I did see a TORNADO once here though. It lifted a 4 foot long two by four about 30 feet off the ground!! :lol:
 

·
Premium Member
Joined
·
10,625 Posts
I agree. any of our florida friends are more than welcome up here. in the portland area we get snow maybe once every 6 years and otherwise it is great. the summers are actually warm-hot and the winters are cool with some rain and sun mixed together.
 

·
Registered
Joined
·
682 Posts
Discussion Starter #14
I love the Pacific Northwest. (There is a reason why Mt. Rainier is my avatar.) I lived in Seattle and Olympia, Washington from 1983 to 1988. If I move again, western Washington is where I’m going to go.

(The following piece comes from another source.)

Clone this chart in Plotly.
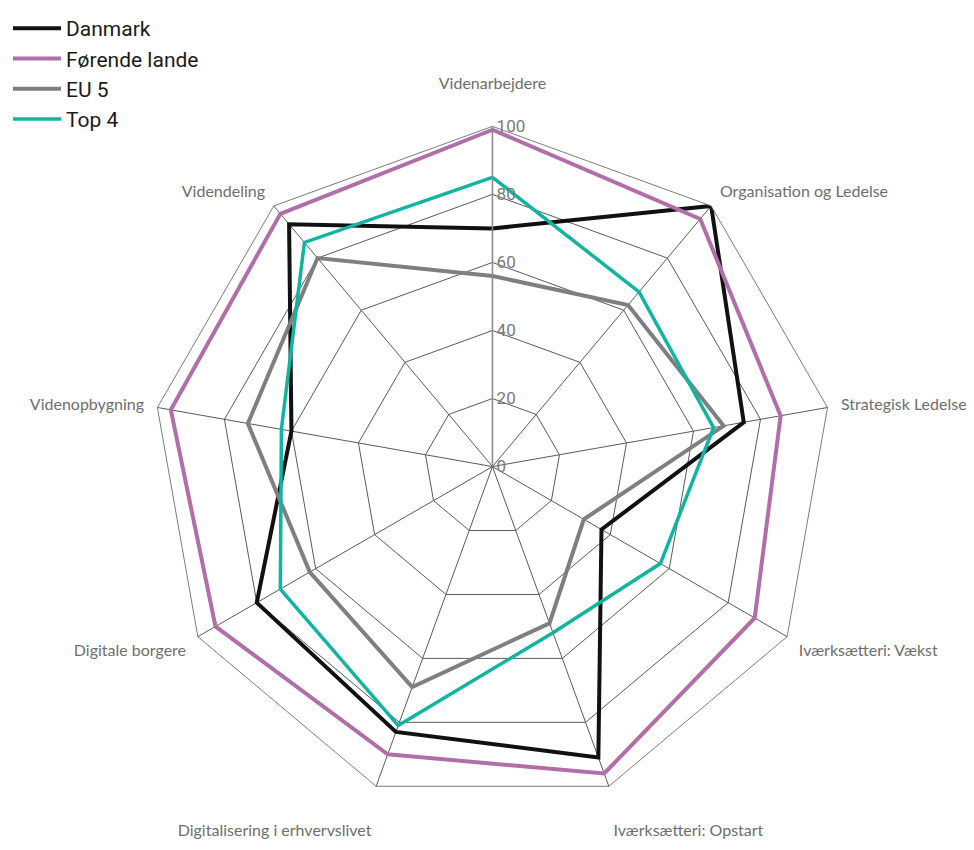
import plotly.graph_objects as go

# Spider chart categories (clockwise from the top)
categories = [
    "Videnarbejdere",
    "Organisation og Ledelse",
    "Strategisk Ledelse",
    "Iværksætteri: Vækst",
    "Iværksætteri: Opstart",
    "Digitalisering i erhvervslivet",
    "Digitale borgere",
    "Videnopbygning",
    "Videndeling",
]

# Values (0-100 scale)
danmark = [70, 100, 75, 37, 91, 83, 80, 60, 93]
foerende_lande = [99, 95, 86, 89, 96, 90, 94, 96, 97]
eu5 = [56, 62, 69, 31, 49, 69, 62, 73, 80]
top4 = [85, 67, 66, 57, 52, 81, 72, 63, 86]

radial_ticks = [0, 20, 40, 60, 80, 100]

series = [
    ("Danmark", danmark, "#111111", 4),
    ("Førende lande", foerende_lande, "#b26ea8", 4),
    ("EU 5", eu5, "#7f7f81", 4),
    ("Top 4", top4, "#10b5a0", 3.5),
]

FONT = "Lato, Roboto, sans-serif"
LEGEND_FONT = "Roboto, 'Open Sans', sans-serif"

# push the top label up and the two bottom labels down, like the original
tick_text = []
for i, c in enumerate(categories):
    if i == 0:
        tick_text.append(c + "<br> ")
    elif i in (4, 5):
        tick_text.append("<br>" + c)
    else:
        tick_text.append(c)

fig = go.Figure()

for name, values, color, width in series:
    # close the polygon
    fig.add_trace(go.Scatterpolar(
        r=values + values[:1],
        theta=categories + categories[:1],
        mode="lines",
        name=name,
        line=dict(color=color, width=width),
    ))

fig.update_layout(
    width=974,
    height=850,
    paper_bgcolor="white",
    plot_bgcolor="white",
    margin=dict(l=0, r=0, t=0, b=0),
    font=dict(family=FONT, color="#6e6e6e"),
    showlegend=True,
    legend=dict(
        x=0.0,
        y=1.0,
        xanchor="left",
        yanchor="top",
        font=dict(size=21, color="#1a1a1a", family=LEGEND_FONT),
        bgcolor="rgba(0,0,0,0)",
        tracegroupgap=0,
        itemwidth=48,
    ),
    polar=dict(
        domain=dict(x=[0.1481, 0.8467], y=[0.0596, 0.8614]),
        bgcolor="white",
        gridshape="linear",
        angularaxis=dict(
            direction="clockwise",
            rotation=90,
            tickvals=categories,
            ticktext=tick_text,
            showline=True,
            linecolor="#5a5a5a",
            linewidth=0.8,
            showgrid=True,
            gridcolor="#5a5a5a",
            gridwidth=0.8,
            ticks="outside",
            ticklen=10,
            tickcolor="rgba(0,0,0,0)",
            tickfont=dict(size=16, color="#6e6e6e", family=FONT),
        ),
        radialaxis=dict(
            range=[0, 100],
            angle=90,
            tickangle=90,
            side="clockwise",
            tickvals=radial_ticks,
            showline=True,
            linecolor="#8a8a8a",
            linewidth=1.5,
            showgrid=True,
            gridcolor="#5a5a5a",
            gridwidth=0.8,
            ticks="",
            tickfont=dict(size=17, color="#7a7a7a", family=LEGEND_FONT),
        ),
    ),
)

fig.write_html("out.html")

Southern California? I don’t think so. Much too dry for my taste. I lived in Newport and Laguna Beach from 1967 to 1979. That was back when Orange County was still mostly orange groves and cattle ranches and Laguna Beach was a little artist colony way down the coast away from everything else. Not quite the same, now.
 

·
Registered
Joined
·
1,704 Posts
Weatherman said:
After Wilma, I got a quote from several roofing companies on how much it would cost to completely redo my roof. The average quote was $35,000. This is for a 2,200 sq ft house. I could not believe it.
Before Charley hit I refinanced my house, put the pool in and had a new roof done.... The roof cost $6,000 (2100 SQFT)and the pool $24,900 (14x28) now you just cant touch that....the cost is twice that now...!!!
:bigeek: :bigeek: :bigeek: :bigeek:
 

·
Registered
Joined
·
682 Posts
Discussion Starter #16
Talking to people who lived through Andrew, they said $35,000 is not the least bit surprising. Labor and supplies are tight, and there is absolutely no incentive for roofers to competitively bid on contracts. If one customer is not willing to pay $35,000, there are ten others in line who will.

Assuming we don’t have any more significant storms in the next few years (which, unfortunately, is unlikely) prices will start to come down.

When I asked friends, who live in San Diego, what they paid to replace their tile roof, they said $21,000. For a 2,500 sq ft house, that’s about what I expected the price should be.